The “dreadful” number of missed rubbish and recycling collections should be reduced thanks to a long-awaited modernisation, a senior council official said last night (Thursday 9 July).
A report to councillors said that missed recycling collection rates had trebled over the past year and missed rubbish collections had more than doubled.
Green councillor Phélim Mac Cafferty said: “We will all have been getting correspondence from residents in our inboxes about the missed recycling and waste collections.
“They are at an absolutely dreadful rate at the moment.”
Cityclean – Brighton and Hove City Council’s rubbish, recycling and street cleaning service – has been beset by problems.
These included a fire at the waste transfer station in Hollingdean last summer to high absence rates and changes to working practices resulting from social distancing measures brought in to reduce the spread of the coronavirus.
Councillors were also told that Cityclean attracted more complaints than any other council service.
The 509 complaints in the year to the end of March accounted for almost one in three complaints to the council.
Nick Hibberd, the council’s executive director for the economy, environment and culture, said that the Cityclean modernisation programme was working on improving performance.
He told a “virtual” meeting of the council’s Policy and Resources Committee: “The level of missed collections for refuse and recycling are not where we would like them to be.
“The performance report is for the period up until (Tuesday) 31 March.
“In terms of more recently, we have seen some improvement in collection. We would still like to see further improvements.”
Mr Hibberd said that an updated report would be presented to the council’s Environment, Transport and Sustainability Committee in September.

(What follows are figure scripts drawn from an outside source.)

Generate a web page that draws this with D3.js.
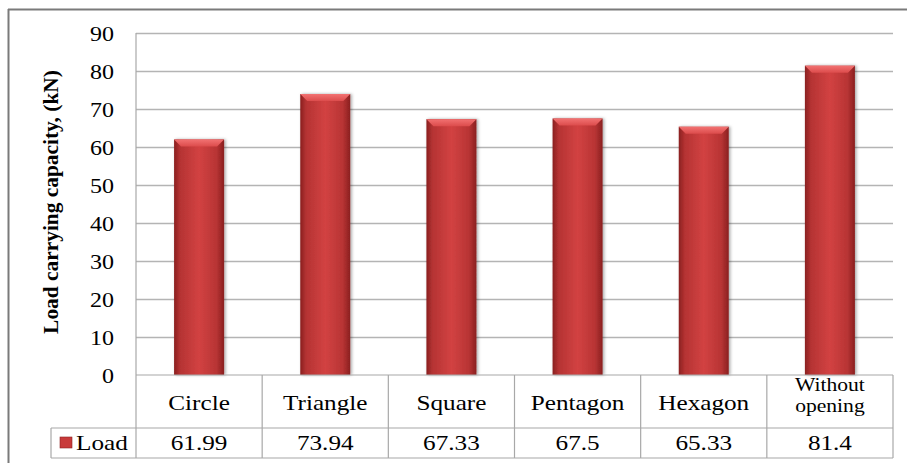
<!DOCTYPE html>
<html><head><meta charset="utf-8">
<script src="https://cdn.jsdelivr.net/npm/d3@7"></script>
<style>body{margin:0;background:#fff}svg{display:block}</style>
</head><body>
<script>
const categories = ["Circle","Triangle","Square","Pentagon","Hexagon","Without opening"];
const loadValues = [61.99,73.94,67.33,67.5,65.33,81.4];
const valueLabels = ["61.99","73.94","67.33","67.5","65.33","81.4"];
const yTicks = [0,10,20,30,40,50,60,70,80,90];
const seriesName = "Load";
const yTitle = "Load carrying capacity, (kN)";

(function(){
const W=907,H=463;
const FF='"Liberation Serif"';
const SX=1.2;
const svg=d3.select("body").append("svg").attr("width",W).attr("height",H)
  .attr("font-family","Liberation Serif").style("font-family",FF);
const defs=svg.append("defs");
const g1=defs.append("linearGradient").attr("id","barG").attr("x1","0").attr("x2","1").attr("y1","0").attr("y2","0");
[[0,"#8a2020"],[0.12,"#b53333"],[0.5,"#d24242"],[0.85,"#b83434"],[1,"#8a2020"]].forEach(s=>g1.append("stop").attr("offset",s[0]).attr("stop-color",s[1]));
const g2=defs.append("linearGradient").attr("id","bevG").attr("x1","0").attr("x2","0").attr("y1","0").attr("y2","1");
[[0,"#f27272"],[1,"#dc4c4c"]].forEach(s=>g2.append("stop").attr("offset",s[0]).attr("stop-color",s[1]));
const f=defs.append("filter").attr("id","sh").attr("x","-20%").attr("y","-5%").attr("width","140%").attr("height","110%");
f.append("feDropShadow").attr("dx",1.5).attr("dy",0).attr("stdDeviation",1.5).attr("flood-color","#000").attr("flood-opacity",0.35);

// outer frame (top & left)
svg.append("line").attr("x1",8).attr("x2",W).attr("y1",9.5).attr("y2",9.5).attr("stroke","#7a7a7a").attr("stroke-width",2);
svg.append("line").attr("x1",8.5).attr("x2",8.5).attr("y1",9).attr("y2",H).attr("stroke","#7a7a7a").attr("stroke-width",2);

const pL=136,pR=893,pT=33,pB=375;
const x=d3.scaleBand().domain(categories).range([pL,pR]);
const y=d3.scaleLinear().domain([0,90]).range([pB,pT]);

// gridlines
svg.append("g").selectAll("line").data(yTicks.filter(d=>d>0)).join("line")
 .attr("x1",pL).attr("x2",pR).attr("y1",d=>y(d)+0.5).attr("y2",d=>y(d)+0.5)
 .attr("stroke","#b4b4b4").attr("stroke-width",1.5);

// y axis
const ya=svg.append("g").attr("transform",`translate(${pL},0)`)
 .call(d3.axisLeft(y).tickValues(yTicks).tickSize(0).tickPadding(0));
ya.attr("font-family","Liberation Serif").attr("font-size",null);
ya.select(".domain").remove();
ya.selectAll(".tick text").attr("x",null).attr("dy",null).attr("y",null)
 .attr("transform",`translate(-22,7) scale(${SX},1)`)
 .style("font-family",FF).style("font-size","20px").attr("fill","#000");

// y title
const tt=svg.append("text").style("font-family",FF).style("font-size","21px").style("font-weight","bold")
 .attr("text-anchor","middle").attr("fill","#000").text(yTitle);
const tl=tt.node().getComputedTextLength();
tt.attr("transform",`translate(58,202) rotate(-90) scale(${264/tl},1)`);

// bars
const bw=50;
const bars=svg.append("g").selectAll("g").data(categories).join("g");
bars.append("rect").attr("x",d=>x(d)+x.bandwidth()/2-bw/2).attr("y",(d,i)=>y(loadValues[i]))
 .attr("width",bw).attr("height",(d,i)=>pB-y(loadValues[i])).attr("fill","url(#barG)").attr("filter","url(#sh)");
bars.append("path").attr("d",(d,i)=>{const x0=x(d)+x.bandwidth()/2-bw/2,y0=y(loadValues[i]),b=7;
  return `M${x0},${y0}H${x0+bw}L${x0+bw-b},${y0+b}H${x0+b}Z`;}).attr("fill","url(#bevG)");

// table
const tc="#a8a8a8";
const rowTop=pB,rowMid=428,rowBot=458,legL=51;
const tbl=svg.append("g").attr("stroke",tc).attr("stroke-width",1.2);
tbl.append("line").attr("x1",pL).attr("x2",pL).attr("y1",pT).attr("y2",rowBot);
tbl.append("line").attr("x1",pL).attr("x2",pR).attr("y1",rowTop).attr("y2",rowTop);
tbl.append("line").attr("x1",legL).attr("x2",pR).attr("y1",rowMid).attr("y2",rowMid);
tbl.append("line").attr("x1",legL).attr("x2",pR).attr("y1",rowBot).attr("y2",rowBot);
tbl.append("line").attr("x1",legL).attr("x2",legL).attr("y1",rowMid).attr("y2",rowBot);
tbl.selectAll(".v").data(categories).join("line").attr("class","v")
 .attr("x1",d=>x(d)+x.bandwidth()).attr("x2",d=>x(d)+x.bandwidth()).attr("y1",rowTop).attr("y2",rowBot);

function label(sel,cx,cy,size,txt){
  return sel.append("text").attr("transform",`translate(${cx},${cy}) scale(${SX},1)`)
   .attr("text-anchor","middle").style("font-family",FF).style("font-size",size+"px").attr("fill","#000").text(txt);
}
const cg=svg.append("g");
categories.forEach(d=>{
  const cx=x(d)+x.bandwidth()/2;
  const words=d.split(" ");
  if(words.length>1 && d.length>10){
    label(cg,cx,391,18,words[0]);
    label(cg,cx,412,18,words.slice(1).join(" "));
  } else label(cg,cx,410,21,d);
});
const vg=svg.append("g");
valueLabels.forEach((v,i)=>label(vg,x(categories[i])+x.bandwidth()/2,450,21,v));

// legend
svg.append("rect").attr("x",60).attr("y",437).attr("width",12).attr("height",11).attr("fill","#c83a3a").attr("stroke","#8e2222").attr("stroke-width",0.6);
svg.append("text").attr("transform",`translate(76,450) scale(${SX},1)`).style("font-family",FF).style("font-size","21px")
 .attr("fill","#000").text(seriesName);
})();
</script>
</body></html>
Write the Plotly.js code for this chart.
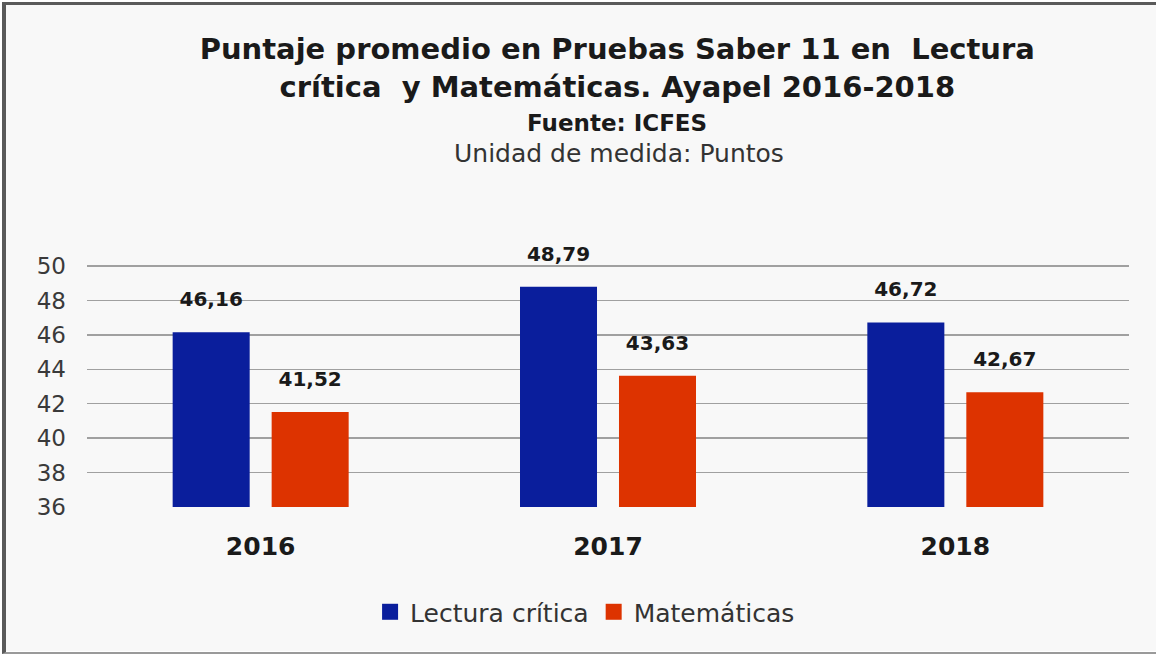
<!DOCTYPE html>
<html>
<head>
<meta charset="utf-8">
<script src="https://cdn.plot.ly/plotly-3.0.1.min.js"></script>
<style>
  html, body { margin: 0; padding: 0; background: #ffffff; }
  #wrap { position: absolute; left: 0; top: 0; width: 1156px; height: 654px; overflow: hidden; background: #ffffff; }
  #bg { position: absolute; left: 3px; top: 3px; width: 1200px; height: 648px; background: #f8f8f8; }
  #chart { position: absolute; left: 0; top: 0; width: 1156px; height: 654px; }
  #frame { position: absolute; left: 2px; top: 2px; width: 1200px; height: 647px;
           border-left: 4px solid #5a5a5a; border-top: 3px solid #5a5a5a; border-bottom: 2px solid #9a9a9a;
           pointer-events: none; }
</style>
</head>
<body>
<div id="wrap">
  <div id="bg"></div>
  <div id="chart"></div>
  <div id="frame"></div>
</div>
<script>
const years = ['2016', '2017', '2018'];
const lectura = [46.16, 48.79, 46.72];
const matematicas = [41.52, 43.63, 42.67];
const seriesNames = ['Lectura crítica', 'Matemáticas'];
const colors = ['#0a1e9c', '#dd3300'];
const yTicks = [36, 38, 40, 42, 44, 46, 48, 50];

const values = [lectura, matematicas];
const traces = [];
values.forEach((vals, i) => {
  traces.push({
    type: 'bar', x: years, y: vals, name: seriesNames[i],
    offsetgroup: String(i + 1),
    marker: { color: colors[i], line: { width: 0 } },
    showlegend: false, hoverinfo: 'skip'
  });
});
values.forEach((vals, i) => {
  traces.push({
    type: 'scatter', mode: 'markers+text', x: years, y: vals,
    offsetgroup: String(i + 1),
    marker: { size: 32, opacity: 0, color: colors[i] },
    texttemplate: '%{y:.2f}', textposition: 'top center',
    textfont: { family: 'DejaVu Sans', size: 20, color: '#1a1a1a', weight: 'bold' },
    showlegend: false, hoverinfo: 'skip', cliponaxis: false
  });
});
values.forEach((vals, i) => {
  traces.push({
    type: 'scatter', mode: 'markers', x: [null], y: [null], name: seriesNames[i],
    marker: { symbol: 'square', size: 19, color: colors[i] },
    showlegend: true, hoverinfo: 'skip'
  });
});

const layout = {
  width: 1156, height: 654,
  paper_bgcolor: 'rgba(0,0,0,0)', plot_bgcolor: 'rgba(0,0,0,0)',
  margin: { l: 87, r: 27, t: 265, b: 147 },
  separators: ',.',
  barmode: 'group', scattermode: 'group',
  bargap: 0.43, bargroupgap: 0.222,
  title: {
    text: 'Puntaje promedio en Pruebas Saber 11 en\u00a0 Lectura<br>crítica\u00a0 y Matemáticas. Ayapel 2016-2018',
    font: { family: 'DejaVu Sans', size: 29, color: '#1a1a1a', weight: 'bold' },
    x: 0.534, xanchor: 'center', xref: 'container',
    y: 0.91, yanchor: 'top', yref: 'container'
  },
  annotations: [
    { text: '<b>Fuente: ICFES</b>', xref: 'paper', yref: 'paper', x: 0.509, y: 1.587,
      xanchor: 'center', yanchor: 'middle', showarrow: false,
      font: { family: 'DejaVu Sans', size: 23, color: '#1a1a1a' } },
    { text: 'Unidad de medida: Puntos', xref: 'paper', yref: 'paper', x: 0.511, y: 1.46,
      xanchor: 'center', yanchor: 'middle', showarrow: false,
      font: { family: 'DejaVu Sans', size: 25, color: '#333333' } }
  ],
  xaxis: {
    type: 'category', showgrid: false, zeroline: false, showline: false,
    ticks: '', ticklabelstandoff: 22,
    tickfont: { family: 'DejaVu Sans', size: 25, color: '#1a1a1a', weight: 'bold' }
  },
  yaxis: {
    range: [36, 50.06], tickvals: yTicks, showgrid: true, gridcolor: '#a0a0a0', gridwidth: 1.5,
    zeroline: false, showline: false, ticks: '', ticklabelstandoff: 20,
    tickfont: { family: 'DejaVu Sans', size: 23, color: '#3a3a3a' }
  },
  legend: {
    orientation: 'h', x: 0.478, xanchor: 'center', y: -0.434, yanchor: 'middle',
    font: { family: 'DejaVu Sans', size: 25, color: '#333333' },
    bgcolor: 'rgba(0,0,0,0)', itemwidth: 30, tracegroupgap: 0
  }
};

Plotly.newPlot('chart', traces, layout, { displayModeBar: false, staticPlot: true });
</script>
</body>
</html>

Green councillor Hannah Clare asked how complaints about bin collections were calculated because she said that she received many complaints from people in her ward.
She said that other councillors also received a lot of complaints and wanted to know if complaints were only counted if they were made through the council’s website.
Councillor Clare also asked about the Cityclean Twitter account @RecyclingRefuse which was “temporarily closed” more than 18 months ago – and whether and when it would return.
Mr Hibberd said that the council was looking at whether there was “merit” in the council having different Twitter accounts for its many services or whether everything should through one main account.
Conservative councillor Joe Miller backed Councillor Clare, saying that he had previously used the Cityclean Twitter account to report missed collections “quite a lot”.
The report to councillors said that Cityclean missed 1,089 recycling collections per 100,000 in the year to the end of March. It also missed 395 refuse collections per 100,000.